Theories of Population Growth - Significance

  • Population theory (population size and change) has been a topic of interest from time immemorial.
  • For example, Plato's contemporary Kautilya stated in his Arthashastra that "a big population is a source of the political, economic, and military power of a nation."
  • Similarly, Ibn Khaldin, a 14th-century Arab historian, believed in his theory of 'rise and fall' that the growth of a dense population is typically beneficial to the maintenance and expansion of imperial authority.
  • The Malthusian philosophy may no longer be appropriate in its original location, yet its effect extends over two-thirds of the universe.
  • With the exception of Japan, it covers all of Asia, Africa, and South America.
  • India was one of the first countries to implement state-level family planning in order to manage population growth.
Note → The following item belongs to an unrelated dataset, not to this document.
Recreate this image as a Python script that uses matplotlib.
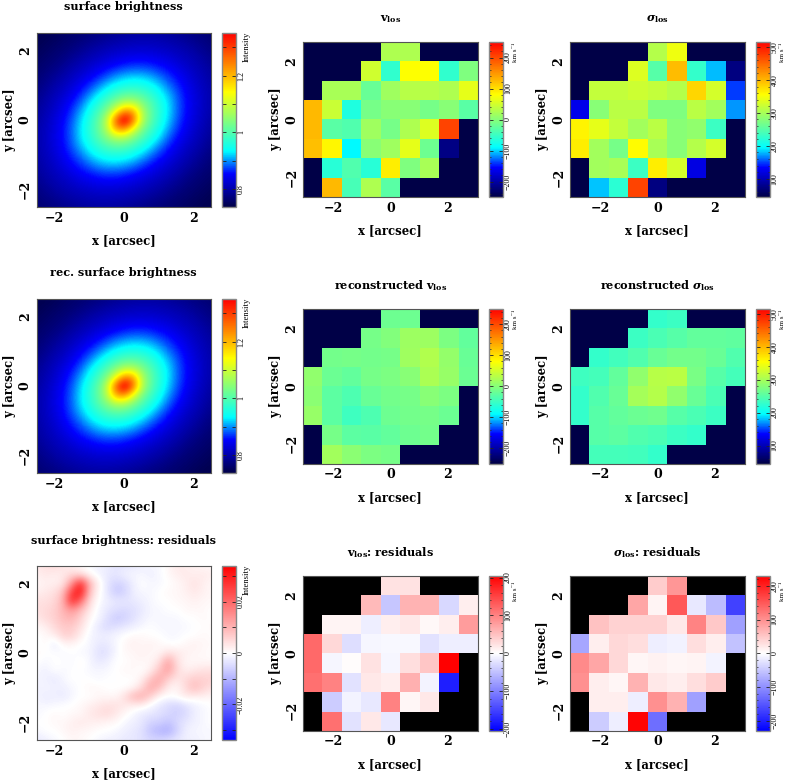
import numpy as np
import matplotlib
matplotlib.use("Agg")
import matplotlib.pyplot as plt
from matplotlib.colors import LinearSegmentedColormap
from matplotlib.ticker import FixedLocator

plt.rcParams['mathtext.fontset'] = 'dejavuserif'
plt.rcParams['font.family'] = 'DejaVu Serif'

N = np.nan
# estimated surface brightness, read on a coarse grid (rows y=+2.5..-2.5, columns x=-2.5..+2.5)
sb_obs = [
[.742,.744,.747,.754,.759,.763,.768,.773,.779,.784,.789,.792,.794,.794,.792,.789,.784,.779,.773,.768,.763],
[.744,.748,.755,.76,.765,.772,.78,.787,.795,.80,.805,.808,.809,.809,.807,.803,.798,.792,.783,.776,.768],
[.748,.756,.761,.767,.775,.784,.795,.803,.81,.816,.82,.825,.826,.825,.82,.816,.81,.803,.795,.784,.775],
[.755,.761,.767,.776,.788,.799,.809,.817,.828,.838,.845,.85,.85,.848,.842,.834,.822,.813,.804,.794,.782],
[.76,.767,.776,.788,.801,.812,.824,.84,.852,.862,.872,.877,.877,.872,.862,.852,.84,.824,.812,.801,.789],
[.765,.775,.787,.80,.813,.828,.846,.862,.88,.90,.912,.919,.917,.907,.889,.871,.854,.837,.819,.807,.794],
[.771,.783,.798,.811,.826,.847,.867,.891,.919,.939,.952,.957,.952,.94,.919,.891,.867,.847,.826,.811,.798],
[.778,.793,.807,.82,.843,.865,.893,.928,.955,.983,1.003,1.007,.995,.97,.942,.912,.88,.853,.832,.814,.80],
[.785,.80,.815,.835,.857,.885,.925,.958,.998,1.04,1.08,1.08,1.04,1.0,.958,.925,.885,.857,.835,.815,.80],
[.79,.806,.82,.845,.87,.906,.945,.987,1.04,1.13,1.24,1.22,1.08,1.012,.965,.926,.886,.856,.833,.813,.80],
[.795,.81,.83,.852,.88,.92,.96,1.01,1.085,1.27,1.40,1.27,1.085,1.01,.96,.92,.88,.852,.83,.81,.795],
[.80,.813,.833,.856,.886,.926,.965,1.012,1.08,1.22,1.24,1.13,1.04,.987,.945,.906,.87,.845,.82,.806,.79],
[.80,.815,.835,.857,.885,.925,.958,1.0,1.04,1.08,1.08,1.04,.998,.958,.925,.885,.857,.835,.815,.80,.785],
[.80,.814,.832,.853,.88,.912,.942,.97,.995,1.007,1.003,.983,.955,.928,.893,.865,.843,.82,.807,.793,.778],
[.798,.811,.826,.847,.867,.891,.919,.94,.952,.957,.952,.939,.919,.891,.867,.847,.826,.811,.798,.783,.771],
[.794,.807,.819,.837,.854,.871,.889,.907,.917,.919,.912,.90,.88,.862,.846,.828,.813,.80,.787,.775,.765],
[.789,.801,.812,.824,.84,.852,.862,.872,.877,.877,.872,.862,.852,.84,.824,.812,.801,.788,.776,.767,.76],
[.782,.794,.804,.813,.822,.834,.842,.848,.85,.85,.845,.838,.828,.817,.809,.799,.788,.776,.767,.761,.755],
[.775,.784,.795,.803,.81,.816,.82,.825,.826,.825,.82,.816,.81,.803,.795,.784,.775,.767,.761,.756,.748],
[.768,.776,.783,.792,.798,.803,.807,.809,.809,.808,.805,.80,.795,.787,.78,.772,.765,.76,.755,.748,.744],
[.763,.768,.773,.779,.784,.789,.792,.794,.794,.792,.789,.784,.779,.773,.768,.763,.759,.754,.747,.744,.742],
]
sb_rec = sb_obs

# estimated residuals in units of 0.001
sb_res_milli = [
[3,4,5,3,2,1,-1,-2,-2,-4,-3,-3,-2,-1,-1,1,3,2,2,1,1],
[2,3,2,3,5,4,1,-1,-3,-3,-2,-1,-1,-2,-1,1,2,3,2,3,2],
[1,2,2,3,14,30,10,2,-3,-6,-5,-2,0,-1,-1,0,1,2,4,2,1],
[2,3,4,8,26,33,8,1,-3,-7,-6,-2,-1,-1,0,1,1,2,3,2,1],
[4,4,5,10,30,20,5,0,-2,-3,-3,-3,-2,-1,0,0,1,1,2,1,1],
[4,5,6,10,14,9,3,-1,-3,-4,-5,-4,-3,-1,-1,0,0,1,1,1,0],
[3,5,6,9,10,6,1,-1,-4,-7,-6,-4,-2,-1,-1,-1,-1,0,0,1,0],
[1,2,5,7,7,4,0,-3,-5,-4,-3,-2,-1,0,-1,-1,-1,-1,0,0,1],
[0,1,2,6,6,2,-1,-2,-2,-1,0,1,1,0,0,-1,-1,0,0,1,0],
[-1,1,-3,1,1,0,-1,-3,-3,-1,1,2,1,2,1,0,0,1,2,1,1],
[1,0,0,-1,0,-1,-1,-4,-4,-1,1,1,2,1,1,4,3,2,1,1,0],
[0,-1,0,0,-1,1,-1,-3,-2,0,0,1,1,1,4,13,4,1,1,1,1],
[-1,-2,0,-1,0,0,-1,-1,-1,0,1,1,0,2,8,13,5,2,3,4,4],
[-1,-2,-3,-1,0,0,0,-1,0,0,0,0,2,8,12,6,3,5,7,6,6],
[-2,-1,-2,-2,-1,0,1,1,0,0,0,1,5,12,8,2,1,5,9,6,4],
[-1,-3,-2,-3,-1,0,0,1,1,1,4,10,11,6,1,0,1,3,2,2,1],
[-1,-1,-1,0,0,1,2,3,4,4,3,2,2,-1,-3,-5,-6,-4,-2,-1,0],
[-1,0,1,0,1,1,3,4,5,3,1,-1,-3,-3,-4,-5,-6,-5,-2,-1,0],
[0,0,1,1,2,3,2,2,1,1,-1,-2,-3,-6,-6,-8,-5,-3,-2,-1,0],
[-1,0,0,1,2,1,1,0,0,-1,-2,-3,-4,-8,-10,-11,-6,-2,-1,-1,-1],
[-3,-2,-1,0,1,1,0,-1,-2,-2,-3,-3,-4,-5,-5,-4,-3,-2,-2,-1,-1],
]

# binned kinematics: 8 rows (top to bottom) by 9 columns
v_obs = [
[N,N,N,N,27,27,N,N,N],
[N,N,N,48,-58,80,80,-58,-5],
[N,22,22,-21,17,32,32,27,64],
[125,43,-69,-10,0,0,-10,0,-30],
[125,-30,-37,17,-10,27,58,204,N],
[122,85,-90,0,17,64,-16,-218,N],
[N,-63,-37,-63,90,-5,22,N,N],
[N,125,-42,27,-30,N,N,N,N],
]
sig_obs = [
[N,N,N,N,308,345,N,N,N],
[N,N,N,334,249,396,228,180,73],
[N,318,318,324,318,308,380,329,148],
[125,281,313,313,276,276,313,297,170],
[361,340,318,297,313,281,287,233,N],
[366,297,270,356,302,281,308,329,N],
[N,297,302,233,366,329,122,N,N],
[N,181,223,472,73,N,N,N,N],
]
v_rec = [
[N,N,N,N,-16,-16,N,N,N],
[N,N,N,-10,-3,14,14,-7,-24],
[N,-12,-10,-12,-10,16,29,8,-21],
[6,-19,-24,-10,-7,0,25,11,-18],
[3,-28,-39,-21,-13,-10,0,-7,N],
[11,-28,-48,-39,-16,-12,-10,-19,N],
[N,-10,-28,-30,-24,-16,-12,N,N],
[N,18,3,-7,-10,N,N,N,N],
]
sig_rec = [
[N,N,N,N,228,234,N,N,N],
[N,N,N,234,242,250,257,257,255],
[N,228,236,246,260,268,268,260,246],
[235,239,257,287,310,313,271,250,239],
[228,246,260,300,308,287,260,242,N],
[228,250,257,263,266,250,242,234,N],
[N,250,253,246,242,234,228,N,N],
[N,239,239,236,228,N,N,N,N],
]
v_res = [
[N,N,N,N,23,23,N,N,N],
[N,N,N,55,-45,60,60,-32,14],
[N,9,9,-14,14,18,5,14,80],
[120,32,-27,-7,-5,-6,-23,-14,-14],
[120,-7,3,23,-7,27,45,205,N],
[115,100,-23,18,14,64,-9,-180,N],
[N,-41,-9,-18,100,7,18,N,N],
[N,115,-23,18,-18,N,N,N,N],
]
sig_res = [
[N,N,N,N,45,95,N,N,N],
[N,N,N,80,10,150,-20,-60,-170],
[N,55,40,40,40,20,110,50,-85],
[-80,15,35,30,-15,-12,30,15,-55],
[105,80,35,8,12,8,10,-10,N],
[100,15,8,70,20,15,30,45,N],
[N,15,15,-15,100,70,-85,N,N],
[N,-45,-15,225,-130,N,N,N,N],
]

titles = [
    ["surface brightness", r"v$_{\mathbf{los}}$", r"$\boldsymbol{\sigma}_{\mathbf{los}}$"],
    ["rec. surface brightness", r"reconstructed v$_{\mathbf{los}}$", r"reconstructed $\boldsymbol{\sigma}_{\mathbf{los}}$"],
    ["surface brightness: residuals", r"v$_{\mathbf{los}}$: residuals", r"$\boldsymbol{\sigma}_{\mathbf{los}}$: residuals"],
]

W, H = 785, 782
jet = LinearSegmentedColormap.from_list("idl_jet", [
    (0.0, (0, 0, 0.28)), (0.19, (0, 0, 1)), (0.32, (0, 1, 1)),
    (0.66, (1, 1, 0)), (1.0, (1, 0, 0))], N=256)
jet_k = jet.copy(); jet_k.set_bad((0, 0, 0.28))
bwr = plt.get_cmap('bwr').copy(); bwr.set_bad('black')

fig = plt.figure(figsize=(W/100, H/100), dpi=100, facecolor='white')

def axpx(x0, y0, x1, y1):
    return fig.add_axes([x0/W, 1-y1/H, (x1-x0)/W, (y1-y0)/H])

COLS = [(36.5, 211, 222, 236), (303, 477.7, 489, 503), (570, 744.7, 755.7, 769.7)]
TOPS_L = [33, 299, 566]
TOPS_R = [42, 308.7, 575.7]
FS = 8.4

def panel(r, c, data, cmap, vmin, vmax, major, minor, labels, cblabel):
    x0, x1, cx0, cx1 = COLS[c]
    top = (TOPS_L if c == 0 else TOPS_R)[r]
    h = 174 if c == 0 else 155
    ax = axpx(x0, top, x1, top+h)
    arr = np.array(data, dtype=float)
    if c == 0:
        im = ax.imshow(arr, cmap=cmap, vmin=vmin, vmax=vmax, origin='upper',
                       extent=(-2.625, 2.625, -2.625, 2.625), aspect='auto',
                       interpolation='bicubic')
        ax.set_xlim(-2.5, 2.5); ax.set_ylim(-2.5, 2.5)
    else:
        im = ax.imshow(np.ma.masked_invalid(arr), cmap=cmap, vmin=vmin, vmax=vmax, origin='upper',
                       extent=(-3.04, 3.04, -2.7, 2.7), aspect='auto',
                       interpolation='nearest')
    ax.set_xticks([-2, 0, 2]); ax.set_yticks([-2, 0, 2])
    ax.set_xticklabels(['\u22122', '0', '2'], fontweight='bold', fontsize=FS+0.6)
    ax.set_yticklabels(['\u22122', '0', '2'], fontweight='bold', fontsize=FS+0.6,
                       rotation=90, va='center')
    ax.tick_params(length=0, pad=3.4)
    for s in ax.spines.values():
        s.set_color('#555555'); s.set_linewidth(0.8)
    cy = top + h + 33.5
    fig.text((x0+x1)/2/W, 1-cy/H, "x [arcsec]", ha='center', va='center',
             fontweight='bold', fontsize=FS)
    fig.text((x0-27)/W, 1-(top+h/2)/H, "y [arcsec]", ha='center', va='center',
             rotation=90, fontweight='bold', fontsize=FS)
    fig.text((x0+x1)/2/W, 1-(top-(26 if c == 0 else 23))/H, titles[r][c],
             ha='center', va='center', fontweight='bold', fontsize=FS-0.3)

    cax = axpx(cx0, top, cx1, top+h)
    cb = fig.colorbar(im, cax=cax)
    cb.set_ticks(major)
    cb.ax.yaxis.set_minor_locator(FixedLocator(minor))
    cb.set_ticklabels(labels)
    cb.ax.tick_params(which='major', direction='in', length=3, width=0.6, left=True, right=True,
                      color='#222222', pad=0.6, labelsize=5.8)
    cb.ax.tick_params(which='minor', direction='in', length=1.5, width=0.5, left=True, right=True,
                      color='#222222')
    for t in cb.ax.get_yticklabels():
        t.set_rotation(90); t.set_va('center'); t.set_family('Liberation Serif')
    cb.outline.set_edgecolor('#888888'); cb.outline.set_linewidth(1.0)
    offs = 5 if (r == 2 and c > 0) else 0
    size = 6.2 if cblabel == "Intensity" else 5.0
    fig.text((cx1+15)/W, 1-(top+offs-(1 if c == 0 else -1))/H, cblabel, rotation=90, ha='right', va='top',
             fontsize=size, family=['Liberation Serif', 'DejaVu Serif'])

KMS = "km s\u207b\u00b9"
vt = [-200, -100, 0, 100, 200]
vl = ['\u2212200', '\u2212100', '0', '100', '200']
vminor = list(range(-240, 241, 20))
st = [100, 200, 300, 400, 500]
sl = ['100', '200', '300', '400', '500']
sminor = list(range(60, 511, 20))
it = [0.8, 0.9, 1.0, 1.1, 1.2, 1.3]
il = ['0.8', '', '1', '', '1.2', '']
rt = [-0.03, -0.02, -0.01, 0, 0.01, 0.02, 0.03]
rl = ['', '\u22120.02', '', '0', '', '0.02', '']

for r, (sb, vd, sd) in enumerate([(sb_obs, v_obs, sig_obs), (sb_rec, v_rec, sig_rec)]):
    panel(r, 0, sb, jet, 0.736, 1.351, it, [], il, "Intensity")
    panel(r, 1, vd, jet_k, -250, 250, vt, vminor, vl, KMS)
    panel(r, 2, sd, jet_k, 45, 515, st, sminor, sl, KMS)

panel(2, 0, np.array(sb_res_milli)/1000, bwr, -0.0338, 0.0338, rt, [], rl, "Intensity")
panel(2, 1, v_res, bwr, -205, 205, vt, list(range(-200, 201, 20)), vl, KMS)
panel(2, 2, sig_res, bwr, -230, 230, vt, list(range(-220, 221, 20)), vl, KMS)

fig.savefig("out.png", dpi=100, facecolor='white')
  • The demographic transition theory examines the relationship between economic progress and population expansion.
  • It analyses variations in the birth and death rates, as well as the population growth rate, in accordance with the process of growth and development.
  • Marx established a scientific explanation for human history. He asserted that, just as there are scientific explanations for physical events, there are explanations for social phenomena as well.
  • The optimum population is the population that produces the best return or income per head when paired with the country's other available resources or techniques of production.